Sinclair’s descriptions of Jurgis’s time in prison are another example of the ways in which Sinclair uncovers the unspoken injustices of “normal” society. Sinclair does not use much explicit irony in the novel since he attempts to maintain a political and social seriousness to the work, but the reader is allowed to make inferences about the ironic nature of society. Bridewell Prison is such an example. Though prison life is harsh, Jurgis is given food, clothing, and a place to sleep inside from the cold. Prison, thus, offers a better life than does the world outside.

Perhaps the most wrenching scene in the novel is Ona’s death. Sinclair makes the connection here between the horrors of the killing beds and the horrors of natural life forced upon the residents of Packingtown. It is in this scene, following Jurgis’s moment of understanding of the way in which the natural world destines some people for lives of poverty, where Jurgis understands and comes to hate the natural systems of the world. Jurgis comes to understand the “horrible nature of nature.”
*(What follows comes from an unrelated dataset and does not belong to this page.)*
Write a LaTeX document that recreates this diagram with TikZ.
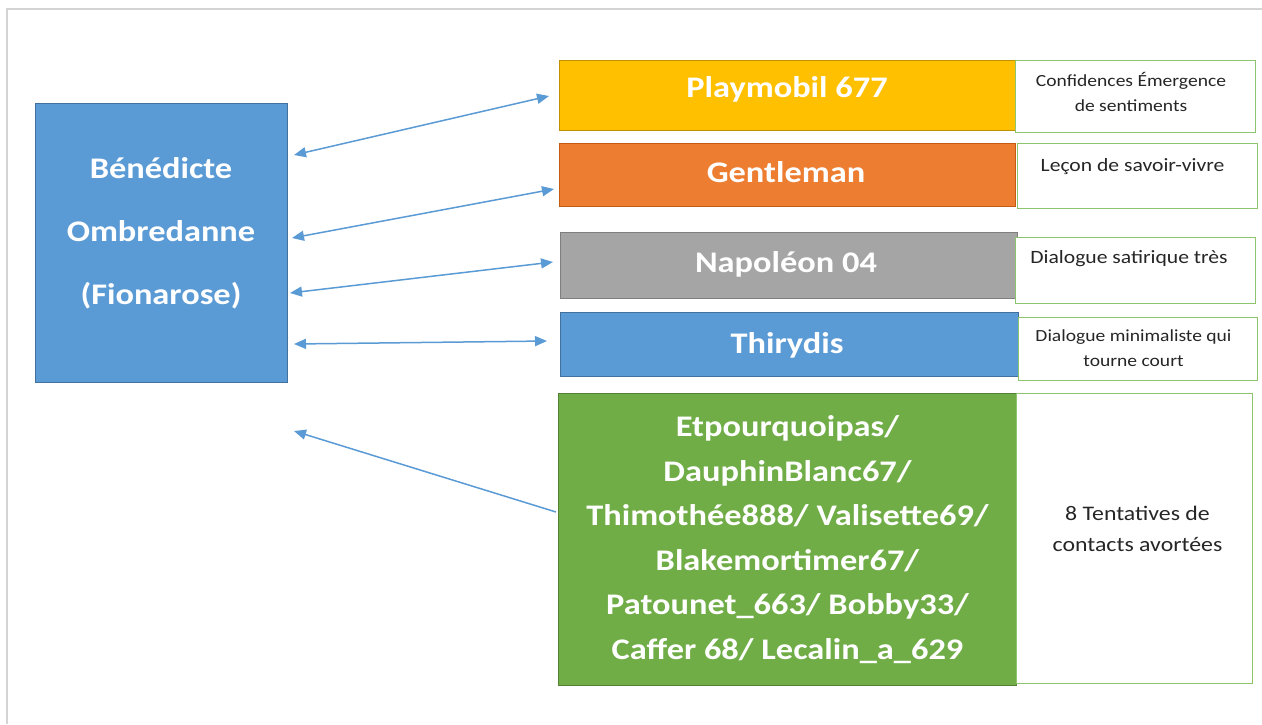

Critics have used this scene in the novel to argue for Sinclair’s gynophobic tendencies in the novel. The obesity, smell, and bad teeth of Madame Haupt symbolize the distaste for the female body. In the birth room, Ona’s body, which had been slowly breaking down since her last experience of childbirth, is tormented and broken completely. The blood on Madame Haupt suggests the horror of childbirth and the indecency of the natural bodily functions of the woman.